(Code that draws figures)
--- start ---

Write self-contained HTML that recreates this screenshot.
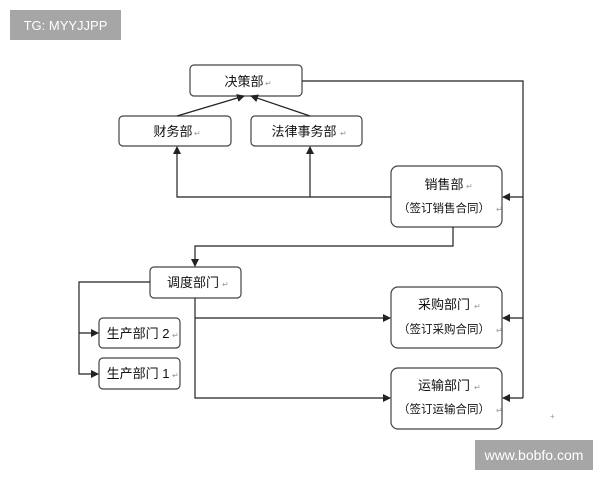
<!DOCTYPE html>
<html><head><meta charset="utf-8"><style>
body{margin:0;background:#fff;width:600px;height:480px;overflow:hidden;position:relative;font-family:"Liberation Sans","Noto Sans CJK SC",sans-serif}
.b{position:absolute;background:#a6a6a6;color:#fff;font-size:14px;display:flex;align-items:center;justify-content:center}
</style></head><body>
<div class="b" style="left:10px;top:10px;width:111px;height:30px;font-size:13px">TG: MYYJJPP</div>
<div class="b" style="left:475px;top:440px;width:118px;height:30px">www.bobfo.com</div>
<svg width="600" height="480" style="position:absolute;left:0;top:0" font-family="Liberation Sans, Noto Sans CJK SC, sans-serif" fill="none">
<defs><marker id="a" markerWidth="8" markerHeight="8" refX="7" refY="4" orient="auto" markerUnits="userSpaceOnUse"><path d="M0,0L8,4L0,8z" fill="#222"/></marker></defs>
<g stroke="#444" stroke-width="1.2">
<rect x="190" y="65" width="112" height="31" rx="4"/>
<rect x="119" y="116" width="112" height="30" rx="4"/>
<rect x="251" y="116" width="111" height="30" rx="4"/>
<rect x="391" y="166" width="111" height="61" rx="7"/>
<rect x="150" y="267" width="91" height="31" rx="4"/>
<rect x="99" y="318" width="81" height="30" rx="4"/>
<rect x="99" y="358" width="81" height="31" rx="4"/>
<rect x="391" y="287" width="111" height="61" rx="7"/>
<rect x="391" y="368" width="111" height="61" rx="7"/>
</g>
<g stroke="#222" stroke-width="1.2">
<path d="M177,116L244,96" marker-end="url(#a)"/>
<path d="M310,116L251,96" marker-end="url(#a)"/>
<path d="M391,197H177V147" marker-end="url(#a)"/>
<path d="M310,197V147" marker-end="url(#a)"/>
<path d="M302,81H523V398"/>
<path d="M523,197H503" marker-end="url(#a)"/>
<path d="M523,318H503" marker-end="url(#a)"/>
<path d="M523,398H503" marker-end="url(#a)"/>
<path d="M453,227V246H195V266" marker-end="url(#a)"/>
<path d="M150,282H79V374H98" marker-end="url(#a)"/>
<path d="M79,333H98" marker-end="url(#a)"/>
<path d="M195,298V398H390" marker-end="url(#a)"/>
<path d="M195,318H390" marker-end="url(#a)"/>
</g>
<g fill="#111" font-size="13" text-anchor="middle">
<text x="244" y="86">决策部</text>
<text x="173" y="136">财务部</text>
<text x="304" y="136">法律事务部</text>
<text x="444" y="189">销售部</text>
<text x="444" y="212" font-size="11.5">（签订销售合同）</text>
<text x="193" y="287">调度部门</text>
<text x="138" y="338">生产部门 2</text>
<text x="138" y="378">生产部门 1</text>
<text x="444" y="309">采购部门</text>
<text x="444" y="333" font-size="11.5">（签订采购合同）</text>
<text x="444" y="390">运输部门</text>
<text x="444" y="413" font-size="11.5">（签订运输合同）</text>
</g>
<g fill="#999" font-size="8">
<text x="265" y="86">↵</text><text x="194" y="136">↵</text><text x="340" y="136">↵</text>
<text x="466" y="189">↵</text><text x="496" y="212">↵</text><text x="222" y="287">↵</text>
<text x="172" y="338">↵</text><text x="172" y="378">↵</text><text x="474" y="309">↵</text>
<text x="496" y="333">↵</text><text x="474" y="390">↵</text><text x="496" y="413">↵</text>
<text x="550" y="419">+</text>
</g>
</svg>
</body></html>
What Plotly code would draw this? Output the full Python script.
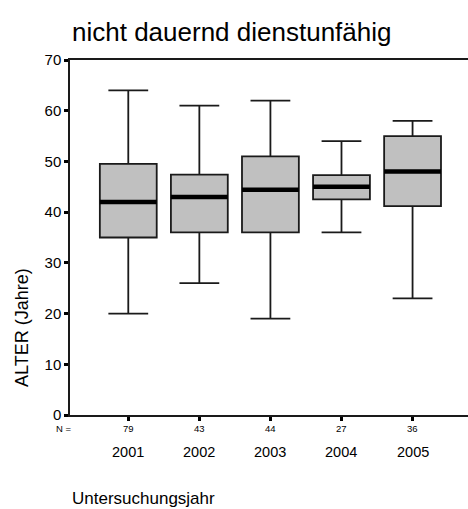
import plotly.graph_objects as go

# Age of examined officers (not permanently unfit for duty), per examination year
years = ["2001", "2002", "2003", "2004", "2005"]
counts = [79, 43, 44, 27, 36]
lower_whisker = [20, 26, 19, 36, 23]
q1 = [35, 36, 36, 42.5, 41.2]
median = [42, 43, 44.4, 45, 48]
q3 = [49.5, 47.4, 51, 47.3, 55]
upper_whisker = [64, 61, 62, 54, 58]

FONT = "Liberation Sans, Arial, sans-serif"
BOX_W = 0.8
pos = list(range(len(years)))

fig = go.Figure()

fig.add_trace(go.Box(
    x=pos,
    q1=q1,
    median=median,
    q3=q3,
    lowerfence=lower_whisker,
    upperfence=upper_whisker,
    width=BOX_W,
    whiskerwidth=0.7,
    fillcolor="#c0c0c0",
    line=dict(color="#1a1a1a", width=1.8),
    boxpoints=False,
    hoverinfo="skip",
    showlegend=False,
))

# thick median bars drawn over each box
mx, my = [], []
for p, m in zip(pos, median):
    mx += [p - BOX_W / 2, p + BOX_W / 2, None]
    my += [m, m, None]
fig.add_trace(go.Scatter(
    x=mx, y=my, mode="lines",
    line=dict(color="black", width=4.5),
    hoverinfo="skip", showlegend=False,
))

annotations = []
# case counts under each category
annotations.append(dict(
    x=(64 - 70) / 398, xref="paper", y=-0.0394, yref="paper",
    text="N =", showarrow=False, xanchor="center", yanchor="middle",
    font=dict(family=FONT, size=9.5, color="black"),
))
for p, n, yr in zip(pos, counts, years):
    annotations.append(dict(
        x=p, xref="x", y=-0.0394, yref="paper",
        text=str(n), showarrow=False, xanchor="center", yanchor="middle",
        font=dict(family=FONT, size=9.5, color="black"),
    ))
    annotations.append(dict(
        x=p, xref="x", y=-0.1034, yref="paper",
        text=yr, showarrow=False, xanchor="center", yanchor="middle",
        font=dict(family=FONT, size=14.5, color="black"),
    ))

# title
annotations.append(dict(
    x=0, xref="paper", y=(415 - 32) / 355, yref="paper",
    text="nicht dauernd dienstunfähig", showarrow=False,
    xanchor="left", yanchor="middle",
    font=dict(family=FONT, size=26, color="black"),
))
# y-axis title
annotations.append(dict(
    x=(22 - 70) / 398, xref="paper", y=(415 - 328) / 355, yref="paper",
    text="ALTER (Jahre)", showarrow=False, textangle=-90,
    xanchor="center", yanchor="middle",
    font=dict(family=FONT, size=18, color="black"),
))
# x-axis title
annotations.append(dict(
    x=0, xref="paper", y=(415 - 499) / 355, yref="paper",
    text="Untersuchungsjahr", showarrow=False,
    xanchor="left", yanchor="middle",
    font=dict(family=FONT, size=17, color="black"),
))

fig.update_layout(
    width=468, height=509,
    margin=dict(l=70, r=0, t=60, b=94),
    paper_bgcolor="white", plot_bgcolor="white",
    annotations=annotations,
    font=dict(family=FONT, color="black"),
    showlegend=False,
)
fig.update_xaxes(
    range=[-0.82, 4.78],
    tickvals=pos, showticklabels=False,
    ticks="outside", ticklen=4, tickwidth=3, tickcolor="black",
    showline=True, linecolor="#1a1a1a", linewidth=1.5, mirror=True,
    showgrid=False, zeroline=False,
)
fig.update_yaxes(
    range=[0, 70], dtick=10,
    ticks="outside", ticklen=4, tickwidth=3, tickcolor="black",
    tickfont=dict(family=FONT, size=15, color="black"),
    showline=True, linecolor="#1a1a1a", linewidth=1.5, mirror=False,
    showgrid=False, zeroline=False,
)

fig.write_html("out.html")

--- end ---

TASK DESCRIPTION
From the data above, write out everything exactly except the pictures.

TASK RESULT
Write self-contained HTML that recreates this screenshot.
<!DOCTYPE html>
<html><head><meta charset="utf-8"><style>
body{margin:0;background:#fff;width:600px;height:480px;overflow:hidden;position:relative;font-family:"Liberation Sans","Noto Sans CJK SC",sans-serif}
.b{position:absolute;background:#a6a6a6;color:#fff;font-size:14px;display:flex;align-items:center;justify-content:center}
</style></head><body>
<div class="b" style="left:10px;top:10px;width:111px;height:30px;font-size:13px">TG: MYYJJPP</div>
<div class="b" style="left:475px;top:440px;width:118px;height:30px">www.bobfo.com</div>
<svg width="600" height="480" style="position:absolute;left:0;top:0" font-family="Liberation Sans, Noto Sans CJK SC, sans-serif" fill="none">
<defs><marker id="a" markerWidth="8" markerHeight="8" refX="7" refY="4" orient="auto" markerUnits="userSpaceOnUse"><path d="M0,0L8,4L0,8z" fill="#222"/></marker></defs>
<g stroke="#444" stroke-width="1.2">
<rect x="190" y="65" width="112" height="31" rx="4"/>
<rect x="119" y="116" width="112" height="30" rx="4"/>
<rect x="251" y="116" width="111" height="30" rx="4"/>
<rect x="391" y="166" width="111" height="61" rx="7"/>
<rect x="150" y="267" width="91" height="31" rx="4"/>
<rect x="99" y="318" width="81" height="30" rx="4"/>
<rect x="99" y="358" width="81" height="31" rx="4"/>
<rect x="391" y="287" width="111" height="61" rx="7"/>
<rect x="391" y="368" width="111" height="61" rx="7"/>
</g>
<g stroke="#222" stroke-width="1.2">
<path d="M177,116L244,96" marker-end="url(#a)"/>
<path d="M310,116L251,96" marker-end="url(#a)"/>
<path d="M391,197H177V147" marker-end="url(#a)"/>
<path d="M310,197V147" marker-end="url(#a)"/>
<path d="M302,81H523V398"/>
<path d="M523,197H503" marker-end="url(#a)"/>
<path d="M523,318H503" marker-end="url(#a)"/>
<path d="M523,398H503" marker-end="url(#a)"/>
<path d="M453,227V246H195V266" marker-end="url(#a)"/>
<path d="M150,282H79V374H98" marker-end="url(#a)"/>
<path d="M79,333H98" marker-end="url(#a)"/>
<path d="M195,298V398H390" marker-end="url(#a)"/>
<path d="M195,318H390" marker-end="url(#a)"/>
</g>
<g fill="#111" font-size="13" text-anchor="middle">
<text x="244" y="86">决策部</text>
<text x="173" y="136">财务部</text>
<text x="304" y="136">法律事务部</text>
<text x="444" y="189">销售部</text>
<text x="444" y="212" font-size="11.5">（签订销售合同）</text>
<text x="193" y="287">调度部门</text>
<text x="138" y="338">生产部门 2</text>
<text x="138" y="378">生产部门 1</text>
<text x="444" y="309">采购部门</text>
<text x="444" y="333" font-size="11.5">（签订采购合同）</text>
<text x="444" y="390">运输部门</text>
<text x="444" y="413" font-size="11.5">（签订运输合同）</text>
</g>
<g fill="#999" font-size="8">
<text x="265" y="86">↵</text><text x="194" y="136">↵</text><text x="340" y="136">↵</text>
<text x="466" y="189">↵</text><text x="496" y="212">↵</text><text x="222" y="287">↵</text>
<text x="172" y="338">↵</text><text x="172" y="378">↵</text><text x="474" y="309">↵</text>
<text x="496" y="333">↵</text><text x="474" y="390">↵</text><text x="496" y="413">↵</text>
<text x="550" y="419">+</text>
</g>
</svg>
</body></html>
What Plotly code would draw this? Output the full Python script.
import plotly.graph_objects as go

# Age of examined officers (not permanently unfit for duty), per examination year
years = ["2001", "2002", "2003", "2004", "2005"]
counts = [79, 43, 44, 27, 36]
lower_whisker = [20, 26, 19, 36, 23]
q1 = [35, 36, 36, 42.5, 41.2]
median = [42, 43, 44.4, 45, 48]
q3 = [49.5, 47.4, 51, 47.3, 55]
upper_whisker = [64, 61, 62, 54, 58]

FONT = "Liberation Sans, Arial, sans-serif"
BOX_W = 0.8
pos = list(range(len(years)))

fig = go.Figure()

fig.add_trace(go.Box(
    x=pos,
    q1=q1,
    median=median,
    q3=q3,
    lowerfence=lower_whisker,
    upperfence=upper_whisker,
    width=BOX_W,
    whiskerwidth=0.7,
    fillcolor="#c0c0c0",
    line=dict(color="#1a1a1a", width=1.8),
    boxpoints=False,
    hoverinfo="skip",
    showlegend=False,
))

# thick median bars drawn over each box
mx, my = [], []
for p, m in zip(pos, median):
    mx += [p - BOX_W / 2, p + BOX_W / 2, None]
    my += [m, m, None]
fig.add_trace(go.Scatter(
    x=mx, y=my, mode="lines",
    line=dict(color="black", width=4.5),
    hoverinfo="skip", showlegend=False,
))

annotations = []
# case counts under each category
annotations.append(dict(
    x=(64 - 70) / 398, xref="paper", y=-0.0394, yref="paper",
    text="N =", showarrow=False, xanchor="center", yanchor="middle",
    font=dict(family=FONT, size=9.5, color="black"),
))
for p, n, yr in zip(pos, counts, years):
    annotations.append(dict(
        x=p, xref="x", y=-0.0394, yref="paper",
        text=str(n), showarrow=False, xanchor="center", yanchor="middle",
        font=dict(family=FONT, size=9.5, color="black"),
    ))
    annotations.append(dict(
        x=p, xref="x", y=-0.1034, yref="paper",
        text=yr, showarrow=False, xanchor="center", yanchor="middle",
        font=dict(family=FONT, size=14.5, color="black"),
    ))

# title
annotations.append(dict(
    x=0, xref="paper", y=(415 - 32) / 355, yref="paper",
    text="nicht dauernd dienstunfähig", showarrow=False,
    xanchor="left", yanchor="middle",
    font=dict(family=FONT, size=26, color="black"),
))
# y-axis title
annotations.append(dict(
    x=(22 - 70) / 398, xref="paper", y=(415 - 328) / 355, yref="paper",
    text="ALTER (Jahre)", showarrow=False, textangle=-90,
    xanchor="center", yanchor="middle",
    font=dict(family=FONT, size=18, color="black"),
))
# x-axis title
annotations.append(dict(
    x=0, xref="paper", y=(415 - 499) / 355, yref="paper",
    text="Untersuchungsjahr", showarrow=False,
    xanchor="left", yanchor="middle",
    font=dict(family=FONT, size=17, color="black"),
))

fig.update_layout(
    width=468, height=509,
    margin=dict(l=70, r=0, t=60, b=94),
    paper_bgcolor="white", plot_bgcolor="white",
    annotations=annotations,
    font=dict(family=FONT, color="black"),
    showlegend=False,
)
fig.update_xaxes(
    range=[-0.82, 4.78],
    tickvals=pos, showticklabels=False,
    ticks="outside", ticklen=4, tickwidth=3, tickcolor="black",
    showline=True, linecolor="#1a1a1a", linewidth=1.5, mirror=True,
    showgrid=False, zeroline=False,
)
fig.update_yaxes(
    range=[0, 70], dtick=10,
    ticks="outside", ticklen=4, tickwidth=3, tickcolor="black",
    tickfont=dict(family=FONT, size=15, color="black"),
    showline=True, linecolor="#1a1a1a", linewidth=1.5, mirror=False,
    showgrid=False, zeroline=False,
)

fig.write_html("out.html")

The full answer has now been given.